Kebenaran sebagai diskursus yang dimaksud bukan datang dari pengetahuan yang di saat-saat tertentu akan terjatuh dalam kekeliruan.
Hilangnya penjagaan diri membuat seks rusak. Penjagaan diri justeru merupakan bagian dari kebenaran seks.
Pertanyaan yang dapat diajukan di sini. Bukankah penyelewengan seks bersifat manusiawi juga menjadi bagian dari kebenaran? Penyelewengan seks turut andil dalam dinamika kehidupan.
Selama seks dijajakan, bukan djaga dan diarahkan pada sesuatu yang luhur dan bermartabat, maka tidak ada prilaku seksual yang dikutuk. Peristiwa seks bukan berarti kegiatan seksual yang jauh dari penyimpangan dan terhindarkan dari celaan.

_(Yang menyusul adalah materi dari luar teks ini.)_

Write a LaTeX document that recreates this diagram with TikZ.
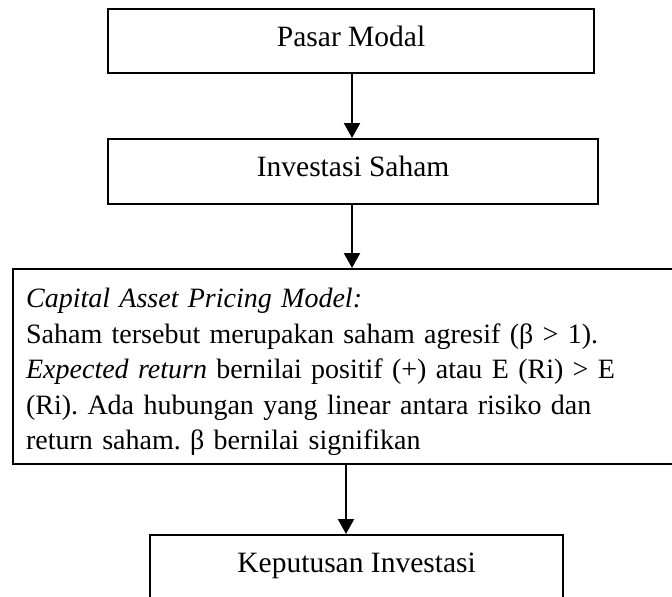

Seks tidak perlu diatur, karena pengaturan, hukum kesusilaan dan kesopanan selama berlebih-lebihan pun perlu diawasi dan dikelola secara proporsional dan terpadu, secara individual dan institusional.
Tidak mustahil, hal-hal dianggap wajar sesuai peraturan dan hukum yang berlaku justeru akan mendorong perilaku seksual yang menyimpang, memicu nafsu birahi melalui tubuh antar individu atau antar lain jenis.
Satu-satunya “pengendali” di luar pengawasan institusi kuasa negara adalah “pengendali” atau “mata-mata” atas dirinya sendiri.
Tetapi, sejauh manakah seseorang mampu mengawasi atau mengendalikan diri dari rayuan nafsu birahi bertubi-tubi yang datang dari dalam diri sendiri, dari arah depan, dari samping dan dari belakang? Berkuasakah seseorang atas dirinya dari muslihat nafsu birahi di balik kegiatan seks?
Semuanya itu masih tetap melibatkan prosedur (apabila ada prosedur) pengelolaan seks secara individual dan institusional.
Pengendali atau mata-mata atas dirinya sendiri secara individual dalam kegiatan seks yang menyimpang memiliki kelebihan, yaitu tidak menyerahkan begitu saja secara bulat-bulat pada institusi kuasa legal.
Karena alasan-alasan pelanggaran dan penyelewengan seks akan diadili dan dipertanggungjawabkan secara terbuka oleh dirinya sendiri dan institusi keluarga.